Voor het eerst met kernenergie meer energie opgewekt dan erin gestopt is
Een doorbraak wordt het genoemd in de wetenschap: het is onderzoekers van een laboratorium in Californië voor het eerst gelukt om een kernfusie-experiment uit te voeren waarbij netto energiewinst is geboekt. Op een groots aangekondigde persconferentie in Washington D.C. werd gezegd dat "dit de geschiedenisboeken in zal gaan".
Al decennialang belooft kernfusie de energiebron van de toekomst te worden. Er wordt mondjesmaat onderzoek naar gedaan, maar dat staat nog in de kinderschoenen.
Energie opwekken door middel van kernfusie wordt gezien als de manier om veilige en koolstofvrije energie te verkrijgen in grote hoeveelheid, zonder daarbij afval te produceren. Fossiele brandstoffen en andere traditionele energiebronnen kunnen ermee worden vervangen.
Veel energie
Het opwekken kost wel veel energie. In tegenstelling tot kernsplijting, wat gebeurt in kerncentrales, worden bij kernfusie atoomkernen juist samengesmolten. Dit vereist een extreem hoge temperatuur en extreem hoge druk, om de atoomkernen zo ver te krijgen dat ze elkaar niet meer afstoten, maar juist samensmelten.
Dit soort processen vinden in het hart van sterren constant plaats. In de zon vindt bijvoorbeeld voortdurend kernfusie plaats, waarna enorme hoeveelheden energie in de vorm van licht en warmte ontstaan. Zo'n proces op aarde nabootsen, is erg lastig.

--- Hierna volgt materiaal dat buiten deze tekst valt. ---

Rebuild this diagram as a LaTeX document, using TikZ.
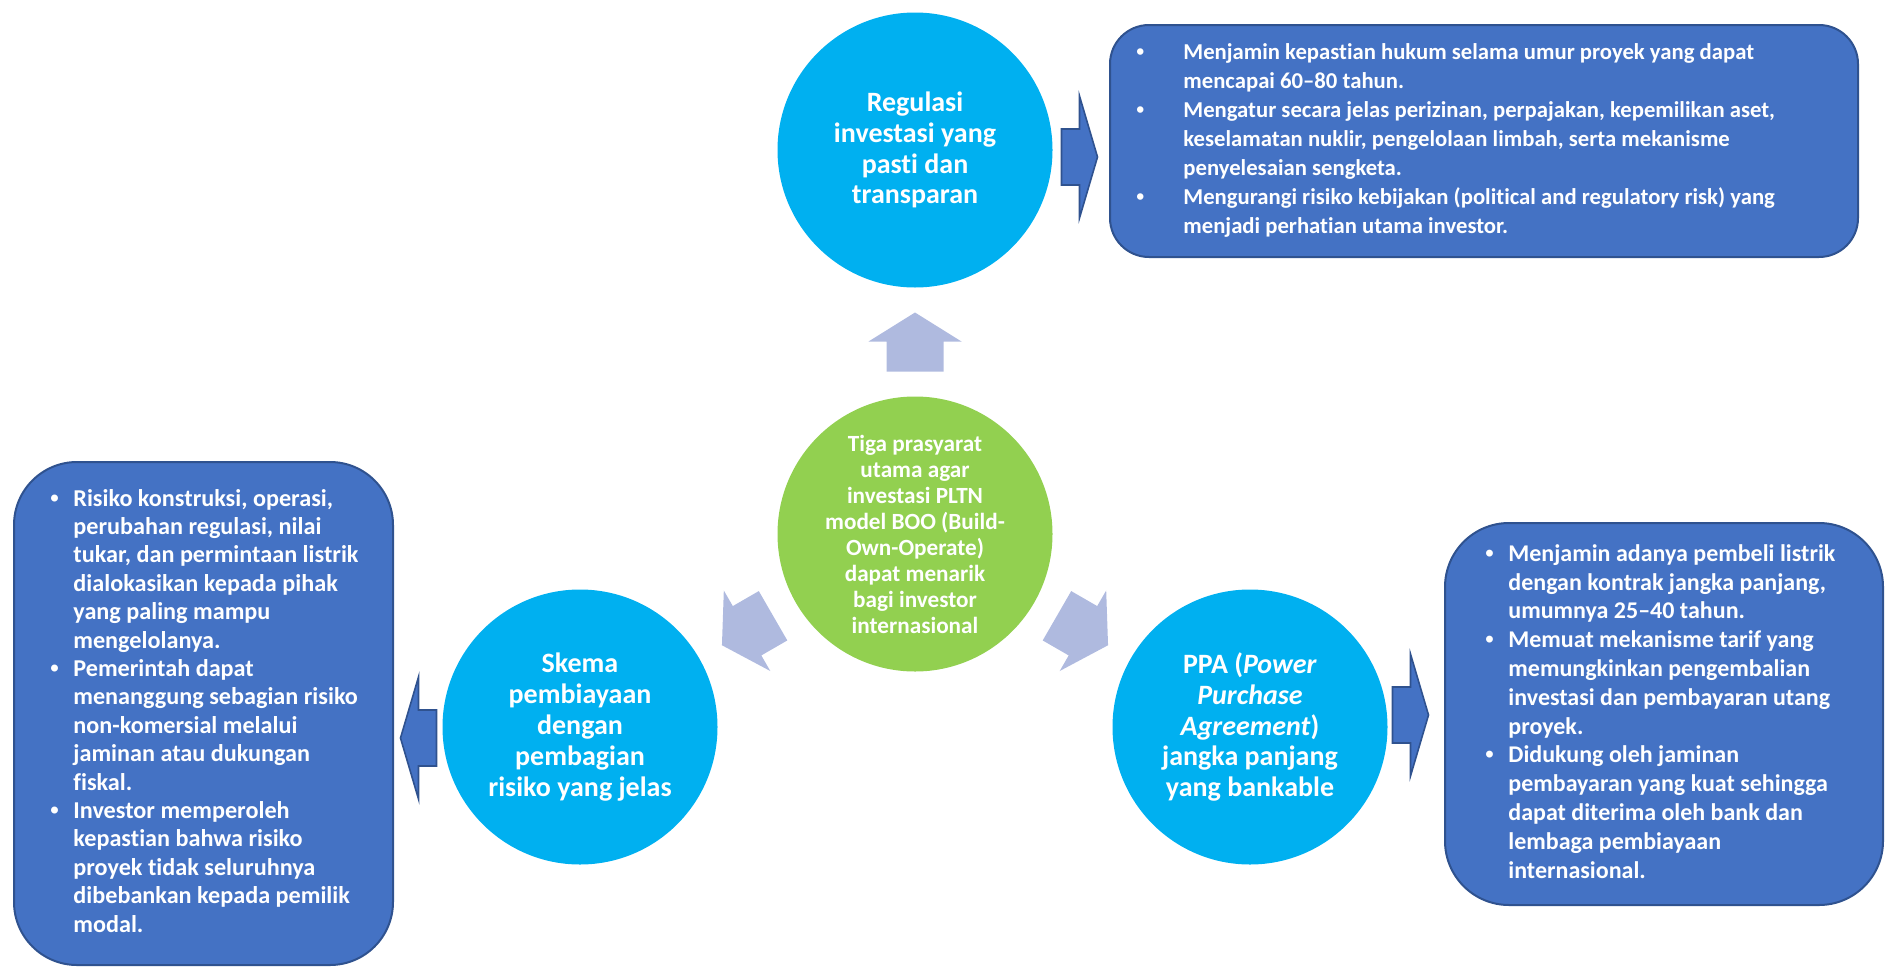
\documentclass[tikz,border=0pt]{standalone}
\usepackage{fontspec}
\setmainfont{Carlito}[Ligatures=NoCommon]
\newfontfamily\bltfont{Liberation Sans}
\usetikzlibrary{positioning,calc}
\definecolor{circColor}{HTML}{00B0F0}
\definecolor{hubColor}{HTML}{92D050}
\definecolor{boxColor}{HTML}{4472C4}
\definecolor{boxLine}{HTML}{2F528F}
\definecolor{tintColor}{HTML}{AFBADF}
\tikzset{
	blkarrow/.pic={\path[pic actions] (-18,-28) -- (0,-28) -- (0,-61) -- (18,0)
		-- (0,61) -- (0,28) -- (-18,28) -- cycle;},
	softarrow/.pic={\path[pic actions] (-29.5,-28.5) -- (0.5,-28.5) -- (0.5,-46.5)
		-- (29.5,0) -- (0.5,46.5) -- (0.5,28.5) -- (-29.5,28.5) -- cycle;},
	topic/.style={circle, fill=circColor, text=white, minimum size=137.5pt, inner sep=0pt,
		align=center, font=\fontsize{14}{15.4}\selectfont\bfseries},
	infobox/.style={draw=boxLine, fill=boxColor, line width=1pt, inner sep=0pt},
	infotext/.style={text=white, inner sep=0pt, anchor=west,
		font=\fontsize{12}{14.4}\selectfont\bfseries},
	darkarrow/.style={fill=boxColor, draw=boxLine, line width=0.8pt},
	lightarrow/.style={fill=tintColor}
}
\newcommand{\blt}{{\bltfont\textbullet}}

\begin{document}
\begin{tikzpicture}[x=0.5pt, y=-0.5pt]
	\useasboundingbox (0,0) rectangle (1896,975);
	
	\node[circle, fill=hubColor, text=white, minimum size=137.5pt, inner sep=0pt, align=center,
	font=\fontsize{11.6}{13}\selectfont\bfseries] (hub) at (915,534)
	{Tiga prasyarat\\utama agar\\investasi PLTN\\model BOO (Build-\\Own-Operate)\\dapat menarik\\bagi investor\\internasional};
	
	\node[topic] (reg) at (915,150) {Regulasi\\investasi yang\\pasti dan\\transparan};
	\node[topic] (skema) at (580,727) {Skema\\pembiayaan\\dengan\\pembagian\\risiko yang jelas};
	\node[topic] (ppa) at (1250,727) {PPA (\textit{Power}\\\textit{Purchase}\\\textit{Agreement})\\jangka panjang\\yang bankable};
	
	\pic[lightarrow, rotate=90] at ($(hub)!0.5!(reg)$) {softarrow};
	\pic[lightarrow, rotate=210] at ($(hub)!0.5!(skema)$) {softarrow};
	\pic[lightarrow, rotate=-30] at ($(hub)!0.5!(ppa)$) {softarrow};
	
	\node[infobox, minimum width=374pt, minimum height=116pt, rounded corners=19.5pt] (regbox) at (1484,141) {};
	\node[infobox, minimum width=189.5pt, minimum height=251.5pt, rounded corners=31.5pt] (skemabox) at (203.5,713.5) {};
	\node[infobox, minimum width=219pt, minimum height=191pt, rounded corners=32pt] (ppabox) at (1664,714) {};
	
	\node[infotext, font=\fontsize{11.35}{14.5}\selectfont\bfseries, right=13.5pt of regbox.west] (regtxt) {\begin{tabular}{@{}p{23.5pt}@{}l@{}}
			\blt & Menjamin kepastian hukum selama umur proyek yang dapat\\
			& mencapai 60–80 tahun.\\
			\blt & Mengatur secara jelas perizinan, perpajakan, kepemilikan aset,\\
			& keselamatan nuklir, pengelolaan limbah, serta mekanisme\\
			& penyelesaian sengketa.\\
			\blt & Mengurangi risiko kebijakan (political and regulatory risk) yang\\
			& menjadi perhatian utama investor.
		\end{tabular}};
	\node[infotext, font=\fontsize{12.1}{14.2}\selectfont\bfseries, right=18.5pt of skemabox.west] (skematxt) {\begin{tabular}{@{}p{11.5pt}@{}l@{}}
			\blt & Risiko konstruksi, operasi,\\
			& perubahan regulasi, nilai\\
			& tukar, dan permintaan listrik\\
			& dialokasikan kepada pihak\\
			& yang paling mampu\\
			& mengelolanya.\\
			\blt & Pemerintah dapat\\
			& menanggung sebagian risiko\\
			& non-komersial melalui\\
			& jaminan atau dukungan\\
			& fiskal.\\
			\blt & Investor memperoleh\\
			& kepastian bahwa risiko\\
			& proyek tidak seluruhnya\\
			& dibebankan kepada pemilik\\
			& modal.
		\end{tabular}};
	\node[infotext, right=20.5pt of ppabox.west] (ppatxt) {\begin{tabular}{@{}p{11.5pt}@{}l@{}}
			\blt & Menjamin adanya pembeli listrik\\
			& dengan kontrak jangka panjang,\\
			& umumnya 25–40 tahun.\\
			\blt & Memuat mekanisme tarif yang\\
			& memungkinkan pengembalian\\
			& investasi dan pembayaran utang\\
			& proyek.\\
			\blt & Didukung oleh jaminan\\
			& pembayaran yang kuat sehingga\\
			& dapat diterima oleh bank dan\\
			& lembaga pembiayaan\\
			& internasional.
		\end{tabular}};
	
	\pic[darkarrow] at (1079.5,157) {blkarrow};
	\pic[darkarrow] at (1410.5,715) {blkarrow};
	\pic[darkarrow, rotate=180] at (418.5,738) {blkarrow};
\end{tikzpicture}
\end{document}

Met 192 zeer krachtige lasers lukte het de onderzoekers van het Californische Lawrence Livermore National Laboratory om een capsule met atoomkernen te verhitten tot 100 miljoen graden Celsius, een temperatuur warmer dan het hart van de zon. Ze deden dit gedurende een miljardste van een seconde en creëerden zo een eigen (kleine) versie van een zon. Onder die omstandigheden kon er kernfusie plaatsvinden.
Hoewel het resultaat van de Amerikanen wel degelijk een grote wetenschappelijke stap is in kernfusie betekent het niet dat er snel op grote schaal energie kan worden opgewekt. De methode die de onderzoekers gebruikt hebben, is moeilijk te vertalen naar een reactor.
Kernfusie is dan ook niet de oplossing voor de energie- en klimaatcrisis waar we momenteel in zitten. Wetenschappers verwachten pas ver na 2050 op commerciële schaal kernfusie toe te passen. Maar voor de tweede helft van deze eeuw kan het daadwerkelijk een belangrijke energiebron worden, wanneer de wereld CO2-neutraal is.
Een startschot
Toch wordt er vanuit de wetenschap benadrukt dat dit een belangrijke stap is. "Het is een startschot", verklaarden de onderzoekers op de persconferentie. Netto-energiewinst was altijd een ongrijpbaar doel, juist omdat fusie plaatsvindt bij zulke hoge temperaturen en drukken dat het ongelooflijk moeilijk te beheersen is.
Wetenschappers vergelijken de doorbraak met het moment dat mensen voor het eerst leerden dat het raffineren van olie tot benzine en het ontsteken ervan een explosie kan veroorzaken. "Je hebt nog steeds niet de motor en je hebt nog steeds geen banden. Dus je kunt niet zeggen dat je een auto hebt", klinkt het.
Het resultaat kan dus gezien worden als een wetenschappelijk succes, maar is nog ver verwijderd van het leveren van bruikbare, overvloedige schone energie. Daarvoor zijn nog enorme middelen en inspanningen nodig om het fusieonderzoek vooruit te helpen.